Given task: Exactly reproduce the lines that run from the one containing "Write the seaborn" through the one containing "N_VALUES = list(range(1, 151))", ends included, with no pictures.

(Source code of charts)
—————

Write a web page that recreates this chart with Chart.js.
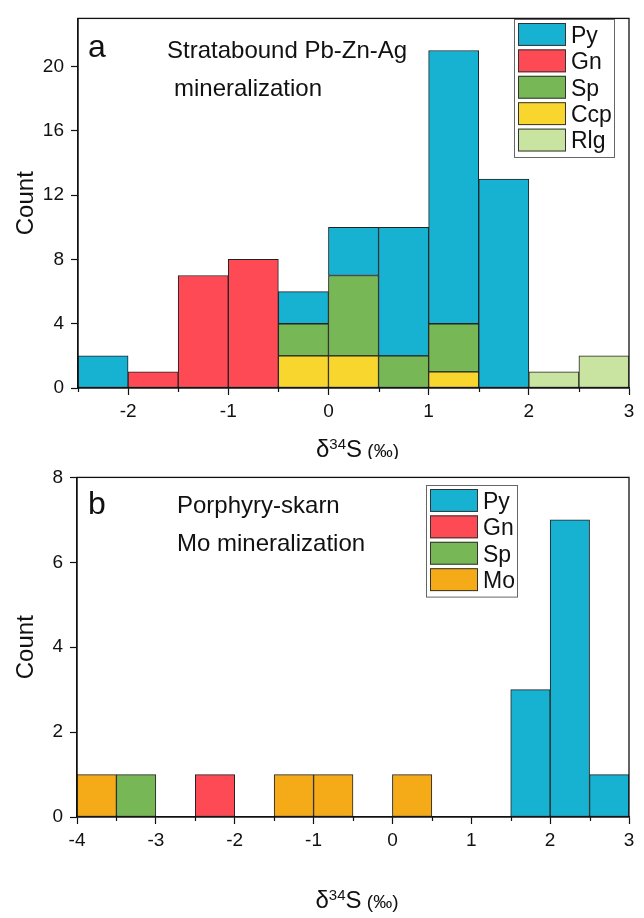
<!DOCTYPE html>
<html>
<head>
<meta charset="utf-8">
<script src="https://cdn.jsdelivr.net/npm/chart.js@4.4.1/dist/chart.umd.min.js"></script>
<style>
  html, body { margin: 0; padding: 0; background: #fff; }
  canvas { display: block; }
</style>
</head>
<body>
<canvas id="panelA" width="644" height="459"></canvas>
<canvas id="panelB" width="644" height="459"></canvas>
<script>
// panel a: 0.5 permil bins, -2.5 .. 3
const binsA = [-2.25, -1.75, -1.25, -0.75, -0.25, 0.25, 0.75, 1.25, 1.75, 2.25, 2.75];
const pyA  = [2, 0, 0, 0, 2, 3, 8, 17, 13, 0, 0];
const gnA  = [0, 1, 7, 8, 0, 0, 0, 0, 0, 0, 0];
const spA  = [0, 0, 0, 0, 2, 5, 2, 3, 0, 0, 0];
const ccpA = [0, 0, 0, 0, 2, 2, 0, 1, 0, 0, 0];
const rlgA = [0, 0, 0, 0, 0, 0, 0, 0, 0, 1, 2];
const xTicksA = [-2, -1, 0, 1, 2, 3];
const yTicksA = [0, 4, 8, 12, 16, 20];

// panel b: 0.5 permil bins, -4 .. 3
const binsB = [-3.75, -3.25, -2.75, -2.25, -1.75, -1.25, -0.75, -0.25, 0.25, 0.75, 1.25, 1.75, 2.25, 2.75];
const pyB = [0, 0, 0, 0, 0, 0, 0, 0, 0, 0, 0, 3, 7, 1];
const gnB = [0, 0, 0, 1, 0, 0, 0, 0, 0, 0, 0, 0, 0, 0];
const spB = [0, 1, 0, 0, 0, 0, 0, 0, 0, 0, 0, 0, 0, 0];
const moB = [1, 0, 0, 0, 0, 1, 1, 0, 1, 0, 0, 0, 0, 0];
const xTicksB = [-4, -3, -2, -1, 0, 1, 2, 3];
const yTicksB = [0, 2, 4, 6, 8];

const colors = {
  Py: '#17b1d1', Gn: '#fe4a55', Sp: '#77b756',
  Ccp: '#f9d62e', Rlg: '#c9e4a0', Mo: '#f5ab18'
};
const FONT = '"Liberation Sans", Arial, sans-serif';
const INK = '#111';

// frame, minor ticks, notes, legend and x title
function decor(cfg) {
  return {
    id: 'decor',
    afterDraw(chart) {
      const ctx = chart.ctx;
      const a = chart.chartArea;
      const xs = chart.scales.xs;
      ctx.save();
      ctx.strokeStyle = INK;
      ctx.lineWidth = 1.3;
      ctx.strokeRect(a.left, a.top, a.right - a.left, a.bottom - a.top);

      // short ticks on the bin edges
      const edges = cfg.bins.map(c => c - 0.25).concat(cfg.bins[cfg.bins.length - 1] + 0.25);
      ctx.lineWidth = 1.2;
      edges.forEach(e => {
        if (cfg.xTicks.includes(e)) return;
        const px = Math.round(xs.getPixelForValue(e)) + 0.5;
        ctx.beginPath();
        ctx.moveTo(px, a.bottom);
        ctx.lineTo(px, a.bottom + 4);
        ctx.stroke();
      });

      ctx.fillStyle = INK;
      ctx.textBaseline = 'alphabetic';
      ctx.textAlign = 'left';
      cfg.notes.forEach(n => {
        ctx.font = n.size + 'px ' + FONT;
        ctx.fillText(n.t, n.x, n.y);
      });

      // legend box
      const L = cfg.legend;
      const names = L.order;
      ctx.strokeStyle = '#666';
      ctx.lineWidth = 1;
      ctx.strokeRect(L.x + 0.5, L.y + 0.5, L.w, names.length * L.pitch + 6);
      names.forEach((nm, i) => {
        const y = L.y + 4 + i * L.pitch;
        ctx.fillStyle = colors[nm];
        ctx.fillRect(L.x + 4, y, 48, L.pitch - 3.5);
        ctx.strokeStyle = '#333';
        ctx.strokeRect(L.x + 4.5, y + 0.5, 47, L.pitch - 4.5);
        ctx.fillStyle = INK;
        ctx.font = '23px ' + FONT;
        ctx.textBaseline = 'middle';
        ctx.fillText(nm, L.x + 57, y + (L.pitch - 3.5) / 2 + 2);
      });

      // x title: delta 34 S (permil)
      const parts = [
        { t: '\u03b4', size: 24, dy: 0 },
        { t: '34', size: 15, dy: -8 },
        { t: 'S', size: 24, dy: 0 },
        { t: ' (\u2030)', size: 19, dy: 0 }
      ];
      let w = 0;
      parts.forEach(p => { ctx.font = p.size + 'px ' + FONT; p.w = ctx.measureText(p.t).width; w += p.w; });
      let x = (a.left + a.right) / 2 + 4 - w / 2;
      ctx.textBaseline = 'alphabetic';
      parts.forEach(p => {
        ctx.font = p.size + 'px ' + FONT;
        ctx.fillText(p.t, x, cfg.titleY + p.dy);
        x += p.w;
      });
      ctx.restore();
    }
  };
}

function histogram(id, cfg) {
  const xmin = cfg.bins[0] - 0.25;
  const xmax = cfg.bins[cfg.bins.length - 1] + 0.25;
  const tickFont = { family: FONT, size: 19 };
  return new Chart(document.getElementById(id), {
    type: 'bar',
    data: {
      labels: cfg.bins,
      datasets: cfg.series.map(s => ({
        label: s[0],
        data: s[1].map(v => v || null),
        backgroundColor: colors[s[0]],
        borderColor: '#222',
        borderWidth: 1,
        borderSkipped: false,
        barPercentage: 1,
        categoryPercentage: 1
      }))
    },
    options: {
      responsive: false,
      animation: false,
      layout: { padding: cfg.pad },
      plugins: { legend: { display: false }, tooltip: { enabled: false } },
      scales: {
        x: { type: 'category', stacked: true, display: false },
        xs: {
          type: 'linear', position: 'bottom', min: xmin, max: xmax,
          offset: false, bounds: 'data',
          afterBuildTicks: s => { s.ticks = cfg.xTicks.map(v => ({ value: v })); },
          afterFit: s => { s.height = cfg.xh; },
          grid: { offset: false, drawOnChartArea: false, tickLength: 7, tickColor: INK, tickWidth: 1.2 },
          border: { color: INK, width: 1.3 },
          ticks: { font: tickFont, color: INK, padding: 5, maxRotation: 0, autoSkip: false }
        },
        y: {
          stacked: true, min: 0, max: cfg.ymax,
          afterBuildTicks: s => { s.ticks = cfg.yTicks.map(v => ({ value: v })); },
          afterFit: s => { s.width = cfg.yw; },
          grid: { drawOnChartArea: false, tickLength: 7, tickColor: INK, tickWidth: 1.2 },
          border: { color: INK, width: 1.3 },
          ticks: { font: tickFont, color: INK, padding: 7 },
          title: { display: true, text: 'Count', color: INK, font: { family: FONT, size: 24 }, padding: { top: 12, bottom: 0 } }
        }
      }
    },
    plugins: [decor(cfg)]
  });
}

histogram('panelA', {
  bins: binsA, xTicks: xTicksA, yTicks: yTicksA, ymax: 23,
  series: [['Ccp', ccpA], ['Sp', spA], ['Gn', gnA], ['Py', pyA], ['Rlg', rlgA]],
  pad: { top: 10, right: 15, left: 0, bottom: 0 }, yw: 78, xh: 71, titleY: 457,
  notes: [
    { t: 'a', x: 88, y: 57, size: 32 },
    { t: 'Stratabound Pb-Zn-Ag', x: 167, y: 58, size: 24 },
    { t: 'mineralization', x: 174, y: 96, size: 24 }
  ],
  legend: { x: 514, y: 19, w: 100, pitch: 26.4, order: ['Py', 'Gn', 'Sp', 'Ccp', 'Rlg'] }
});

histogram('panelB', {
  bins: binsB, xTicks: xTicksB, yTicks: yTicksB, ymax: 8,
  series: [['Mo', moB], ['Sp', spB], ['Gn', gnB], ['Py', pyB]],
  pad: { top: 7, right: 15, left: 0, bottom: 0 }, yw: 77, xh: 101, titleY: 449,
  notes: [
    { t: 'b', x: 88, y: 55, size: 32 },
    { t: 'Porphyry-skarn', x: 177, y: 54, size: 24 },
    { t: 'Mo mineralization', x: 177, y: 92, size: 24 }
  ],
  legend: { x: 426, y: 26, w: 91, pitch: 26.4, order: ['Py', 'Gn', 'Sp', 'Mo'] }
});
</script>
</body>
</html>
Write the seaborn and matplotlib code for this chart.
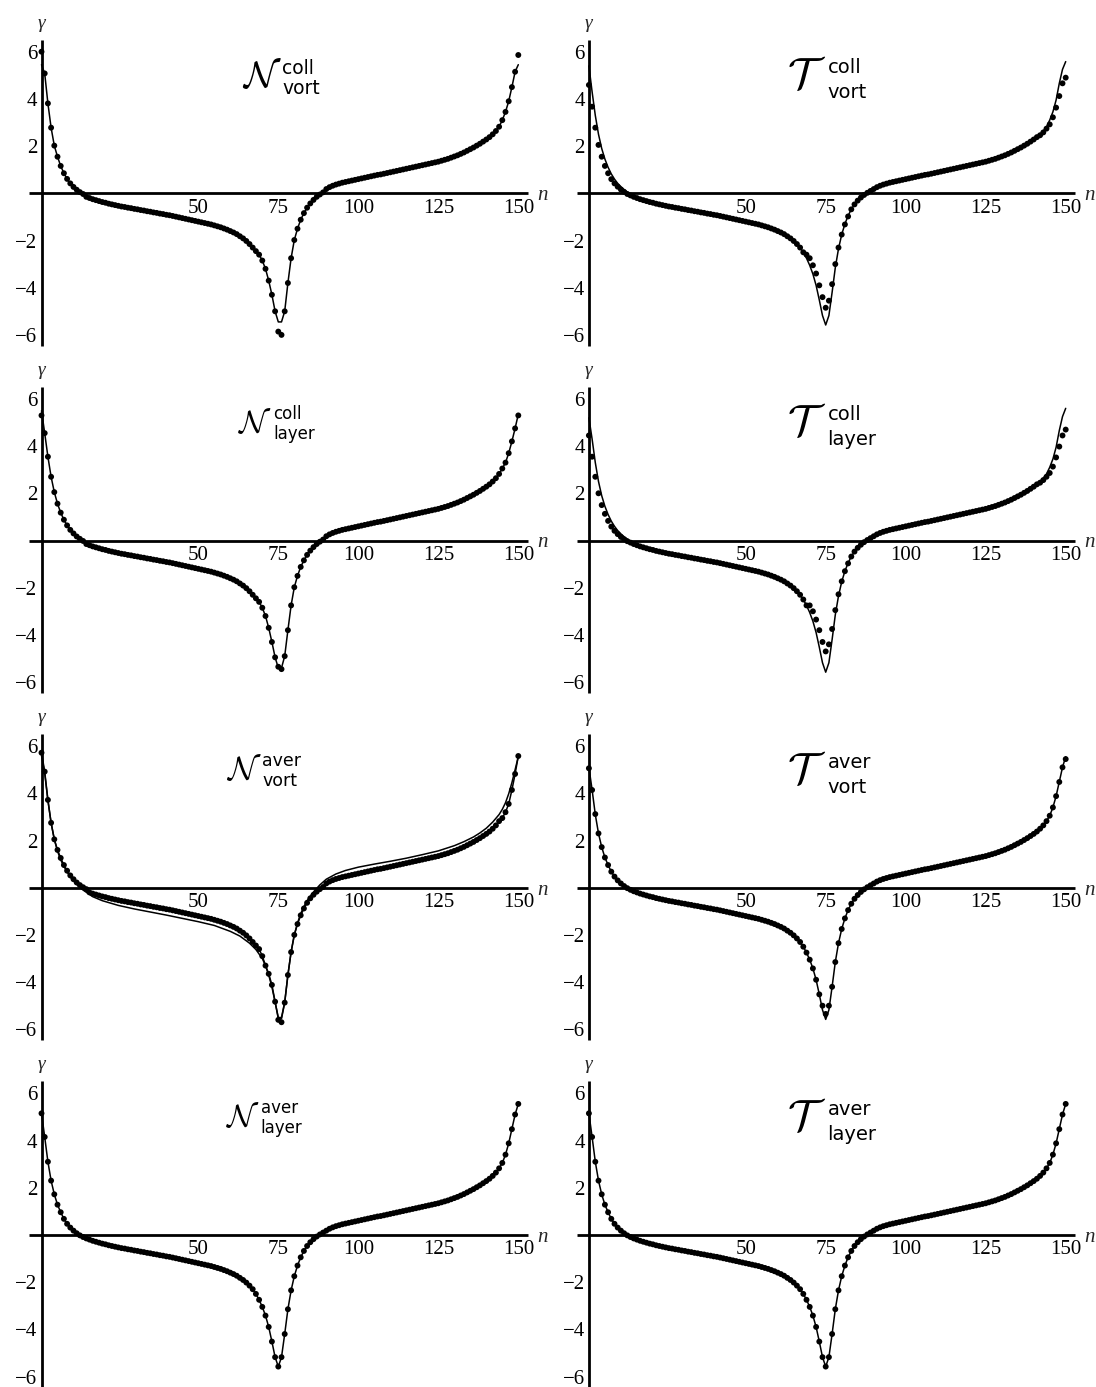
import matplotlib
matplotlib.use("Agg")
import matplotlib.pyplot as plt
import seaborn as sns

# ---------------- data ----------------
N_VALUES = list(range(1, 151))

GAMMA_BASE = [
    5.15, 4.15, 3.10, 2.30, 1.72, 1.28, 0.96, 0.68, 0.47, 0.31,
    0.18, 0.07, -0.02, -0.09, -0.15, -0.20, -0.25, -0.29, -0.33, -0.37,
    -0.40, -0.44, -0.47, -0.50, -0.53, -0.56, -0.58, -0.61, -0.63, -0.66,
    -0.68, -0.71, -0.73, -0.76, -0.78, -0.81, -0.83, -0.86, -0.88, -0.91,
    -0.93, -0.96, -0.99, -1.02, -1.05, -1.08, -1.11, -1.14, -1.17, -1.20,
    -1.23, -1.26, -1.29, -1.32, -1.36, -1.40, -1.44, -1.49, -1.54, -1.60,
    -1.66, -1.73, -1.82, -1.91, -2.02, -2.15, -2.30, -2.50, -2.75, -3.05,
    -3.42, -3.90, -4.52, -5.18, -5.58, -5.18, -4.20, -3.15, -2.35, -1.75,
    -1.30, -0.95, -0.68, -0.47, -0.31, -0.18, -0.07, 0.02, 0.10, 0.18,
    0.26, 0.32, 0.37, 0.41, 0.45, 0.48, 0.51, 0.54, 0.57, 0.60,
    0.63, 0.66, 0.69, 0.72, 0.75, 0.78, 0.80, 0.83, 0.86, 0.89,
    0.92, 0.95, 0.98, 1.01, 1.04, 1.07, 1.10, 1.13, 1.16, 1.19,
    1.22, 1.25, 1.28, 1.31, 1.34, 1.38, 1.42, 1.46, 1.51, 1.56,
    1.61, 1.67, 1.73, 1.80, 1.87, 1.94, 2.02, 2.10, 2.19, 2.28,
    2.38, 2.50, 2.64, 2.82, 3.05, 3.40, 3.88, 4.48, 5.10, 5.55,
]

# panel-specific readings (n -> gamma) where a panel departs from the base curve
NCV_DOTS = {1: 6.0, 2: 5.08, 3: 3.81, 4: 2.78, 5: 2.02, 6: 1.55, 7: 1.16, 8: 0.85,
            9: 0.61, 10: 0.42, 11: 0.27, 12: 0.15, 13: 0.05, 14: -0.03,
            68: -2.45, 69: -2.6, 70: -2.85, 71: -3.2, 72: -3.7, 73: -4.3, 74: -5.0,
            75: -5.86, 76: -6.0, 77: -5.0, 78: -3.8, 79: -2.75, 80: -1.98, 81: -1.5,
            82: -1.12, 83: -0.84, 84: -0.61, 85: -0.43, 86: -0.28, 87: -0.15,
            88: -0.05, 89: 0.04,
            145: 3.1, 146: 3.45, 147: 3.9, 148: 4.5, 149: 5.15, 150: 5.86}
NCV_LINE = {**NCV_DOTS, 1: 5.45, 75: -5.45, 76: -5.45, 150: 5.45}

NCL_DOTS = {1: 5.3, 2: 4.55, 3: 3.55, 4: 2.7, 5: 2.05, 6: 1.56, 7: 1.18, 8: 0.88,
            9: 0.64, 10: 0.45, 11: 0.3, 12: 0.17, 13: 0.07, 14: -0.02,
            68: -2.45, 69: -2.6, 70: -2.85, 71: -3.2, 72: -3.7, 73: -4.3, 74: -4.95,
            75: -5.35, 76: -5.45, 77: -4.9, 78: -3.8, 79: -2.75, 80: -1.98, 81: -1.5,
            82: -1.12, 83: -0.84, 84: -0.61, 85: -0.43, 86: -0.28, 87: -0.15,
            88: -0.05, 89: 0.04,
            146: 3.3, 147: 3.7, 148: 4.2, 149: 4.75, 150: 5.3}
NCL_LINE = {**NCL_DOTS, 1: 5.5, 75: -5.4, 76: -5.4, 150: 5.35}

NAV_DOTS = {1: 5.72, 2: 4.92, 3: 3.72, 4: 2.75, 5: 2.05, 6: 1.6, 7: 1.26, 8: 0.96,
            9: 0.72, 10: 0.52, 11: 0.36, 12: 0.22, 13: 0.11, 14: 0.02, 15: -0.06,
            68: -2.45, 69: -2.6, 70: -2.9, 71: -3.3, 72: -3.65, 73: -4.12, 74: -4.83,
            75: -5.6, 76: -5.7, 77: -4.87, 78: -3.7, 79: -2.73, 80: -2.0, 81: -1.54,
            82: -1.17, 83: -0.88, 84: -0.64, 85: -0.45, 86: -0.3, 87: -0.17,
            88: -0.06, 89: 0.03,
            145: 2.95, 146: 3.2, 147: 3.55, 148: 4.14, 149: 4.82, 150: 5.58}
NAV_LINE = {**NAV_DOTS, 75: -5.55, 76: -5.55}
NAV_LINE2_N = [1, 2, 3, 4, 5, 6, 7, 8, 10, 12, 14, 17, 20, 25, 30, 35, 40, 45, 50,
               55, 60, 63, 66, 68, 70, 71, 72, 73, 74, 75, 76, 77, 78, 79, 80, 81,
               82, 83, 84, 86, 88, 90, 93, 96, 100, 105, 110, 115, 120, 125, 130,
               133, 136, 138, 140, 142, 144, 145, 146, 147, 148, 149, 150]
NAV_LINE2_G = [5.6, 4.85, 3.7, 2.75, 2.05, 1.55, 1.18, 0.9, 0.45, 0.14, -0.1,
               -0.38, -0.55, -0.75, -0.9, -1.03, -1.16, -1.3, -1.44, -1.6, -1.85,
               -2.05, -2.35, -2.62, -3.0, -3.3, -3.7, -4.2, -4.85, -5.5, -5.5, -4.85,
               -3.7, -2.72, -2.0, -1.5, -1.1, -0.8, -0.55, -0.18, 0.12, 0.36, 0.58,
               0.73, 0.87, 1.0, 1.12, 1.25, 1.4, 1.56, 1.78, 1.95, 2.15, 2.32,
               2.52, 2.78, 3.1, 3.32, 3.6, 3.98, 4.45, 5.0, 5.55]

TCV_LINE = {1: 5.4, 2: 4.3, 3: 3.3, 4: 2.5, 5: 1.9, 6: 1.45, 7: 1.1, 8: 0.82, 9: 0.6,
            10: 0.42, 11: 0.28, 12: 0.16, 13: 0.06, 14: -0.03,
            145: 3.1, 146: 3.45, 147: 3.95, 148: 4.66, 149: 5.25, 150: 5.58}
TCV_DOTS = {1: 4.59, 2: 3.67, 3: 2.78, 4: 2.05, 5: 1.55, 6: 1.16, 7: 0.85, 8: 0.6,
            9: 0.42, 10: 0.28, 11: 0.16, 12: 0.06, 13: -0.03,
            69: -2.6, 70: -2.75, 71: -3.05, 72: -3.4, 73: -3.9, 74: -4.4, 75: -4.85,
            76: -4.55, 77: -3.85, 78: -3.0, 79: -2.3, 80: -1.75, 81: -1.32, 82: -0.98,
            142: 2.46, 143: 2.58, 144: 2.74, 145: 2.92, 146: 3.22, 147: 3.63,
            148: 4.12, 149: 4.66, 150: 4.9}

TCL_LINE = {**TCV_LINE, 1: 5.2, 150: 5.6}
TCL_DOTS = {1: 4.45, 2: 3.55, 3: 2.7, 4: 2.0, 5: 1.5, 6: 1.13, 7: 0.83, 8: 0.59,
            9: 0.41, 10: 0.27, 11: 0.15, 12: 0.05, 13: -0.03,
            70: -2.75, 71: -3.0, 72: -3.35, 73: -3.8, 74: -4.3, 75: -4.7, 76: -4.4,
            77: -3.75, 78: -2.95, 79: -2.28, 80: -1.73, 81: -1.3, 82: -0.97,
            142: 2.45, 143: 2.56, 144: 2.7, 145: 2.86, 146: 3.13, 147: 3.52,
            148: 3.98, 149: 4.45, 150: 4.7}

TAV_LINE = {1: 5.1}
TAV_DOTS = {1: 5.06, 2: 4.14, 3: 3.12, 74: -5.0, 75: -5.35, 76: -5.0, 150: 5.45}

NAL_LINE = {}
NAL_DOTS = {}
TAL_LINE = {}
TAL_DOTS = {}

# label parts: (letter, superscript, subscript)
LABELS = [
    ("N", "coll", "vort"), ("T", "coll", "vort"),
    ("N", "coll", "layer"), ("T", "coll", "layer"),
    ("N", "aver", "vort"), ("T", "aver", "vort"),
    ("N", "aver", "layer"), ("T", "aver", "layer"),
]
PANEL_LINES = [NCV_LINE, TCV_LINE, NCL_LINE, TCL_LINE, NAV_LINE, TAV_LINE, NAL_LINE, TAL_LINE]
PANEL_DOTS = [NCV_DOTS, TCV_DOTS, NCL_DOTS, TCL_DOTS, NAV_DOTS, TAV_DOTS, NAL_DOTS, TAL_DOTS]

X_TICKS = [50, 75, 100, 125, 150]
Y_TICKS = [-6, -4, -2, 2, 4, 6]
Y_TICK_LABELS = ["\u22126", "\u22124", "\u22122", "2", "4", "6"]


def series(overrides):
    vals = list(GAMMA_BASE)
    for k, v in overrides.items():
        vals[k - 1] = v
    return vals


# ---------------- style ----------------
sns.set_theme(style="white")
plt.rcParams["font.family"] = ["Liberation Serif", "DejaVu Serif"]
plt.rcParams["mathtext.fontset"] = "custom"
plt.rcParams["mathtext.cal"] = "cmsy10"
plt.rcParams["mathtext.rm"] = "DejaVu Sans"

W, H = 1096, 1387
fig = plt.figure(figsize=(W / 100, H / 100), dpi=100)

XMIN, XMAX = -2.8, 153.0
YMIN, YMAX = -6.45, 6.5
PX_PER_N = 3.2
PX_PER_G = 23.6
COL_X0 = [38.3, 585.7]          # pixel of n = 0
ROW_Y0 = [193.3 + 347.2 * r for r in range(4)]   # pixel of gamma = 0

# (x, baseline y, letter size, script size) for each panel label
LABEL_STYLE = [(63.5, 4.5, 27, 13.5), (63.0, 4.45, 32, 14),
               (62.5, 4.6, 23, 12), (63.0, 4.45, 32, 14),
               (58.5, 4.6, 24, 12.5), (63.0, 4.45, 32, 14),
               (58.5, 4.6, 23, 12), (63.0, 4.45, 32, 14)]

axes = []
for idx in range(8):
    r, c = divmod(idx, 2)
    left = COL_X0[c] + XMIN * PX_PER_N
    width = (XMAX - XMIN) * PX_PER_N
    top = ROW_Y0[r] - YMAX * PX_PER_G
    height = (YMAX - YMIN) * PX_PER_G
    ax = fig.add_axes([left / W, 1 - (top + height) / H, width / W, height / H])
    axes.append(ax)

    line_vals = series(PANEL_LINES[idx])
    dot_vals = series(PANEL_DOTS[idx])

    sns.lineplot(x=N_VALUES, y=line_vals, ax=ax, color="black", linewidth=1.1,
                 estimator=None, sort=False)
    if idx == 4:
        sns.lineplot(x=NAV_LINE2_N, y=NAV_LINE2_G, ax=ax, color="black",
                     linewidth=1.1, estimator=None, sort=False)
    sns.scatterplot(x=N_VALUES, y=dot_vals, ax=ax, color="black", s=18,
                    edgecolor="none", linewidth=0)

    ax.set_xlim(XMIN, XMAX)
    ax.set_ylim(YMIN, YMAX)
    for s in ("top", "right"):
        ax.spines[s].set_visible(False)
    ax.spines["left"].set_position(("data", 1))
    ax.spines["bottom"].set_position(("data", 0))
    for s in ("left", "bottom"):
        ax.spines[s].set_linewidth(2.0)
        ax.spines[s].set_color("black")
        ax.spines[s].set_capstyle("butt")
    ax.set_xticks(X_TICKS)
    ax.set_xticklabels([str(t) for t in X_TICKS])
    ax.set_yticks(Y_TICKS)
    ax.set_yticklabels(Y_TICK_LABELS)
    ax.tick_params(axis="x", direction="in", length=3, width=1.2, pad=4,
                   labelsize=15, colors="black")
    ax.tick_params(axis="y", direction="in", length=3, width=1.2, pad=3,
                   labelsize=15, colors="black")
    ax.set_xlabel("")
    ax.set_ylabel("")
    ax.patch.set_alpha(0)

    ax.text(1, 7.2, "\u03b3", ha="center", va="center", fontsize=14,
            style="italic", clip_on=False)
    ax.text(157.5, -0.1, "n", ha="center", va="center", fontsize=15,
            style="italic", clip_on=False)

# ---------------- panel labels: calligraphic letter + stacked scripts ----------------
fig.canvas.draw()
renderer = fig.canvas.get_renderer()
for idx, ax in enumerate(axes):
    letter, sup, sub = LABELS[idx]
    lx, ly, fl, fs = LABEL_STYLE[idx]
    t = ax.text(lx, ly, r"$\mathcal{%s}$" % letter, ha="left", va="baseline",
                fontsize=fl, color="black")
    bb = t.get_window_extent(renderer=renderer)
    base_y = ax.transData.transform((lx, ly))[1]
    if letter == "T":
        sup_dy, sub_dy = 15, -10
    else:
        sup_dy, sub_dy = 13, -7
    fig.text((bb.x1 + 1) / W, (base_y + sup_dy) / H, sup, ha="left",
             va="baseline", fontsize=fs, family="DejaVu Sans", color="black")
    fig.text((bb.x1 + 1) / W, (base_y + sub_dy) / H, sub, ha="left",
             va="baseline", fontsize=fs, family="DejaVu Sans", color="black")

fig.savefig("out.png", dpi=100)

—————

Solution for this exercise:
Write the seaborn and matplotlib code for this chart.
import matplotlib
matplotlib.use("Agg")
import matplotlib.pyplot as plt
import seaborn as sns

# ---------------- data ----------------
N_VALUES = list(range(1, 151))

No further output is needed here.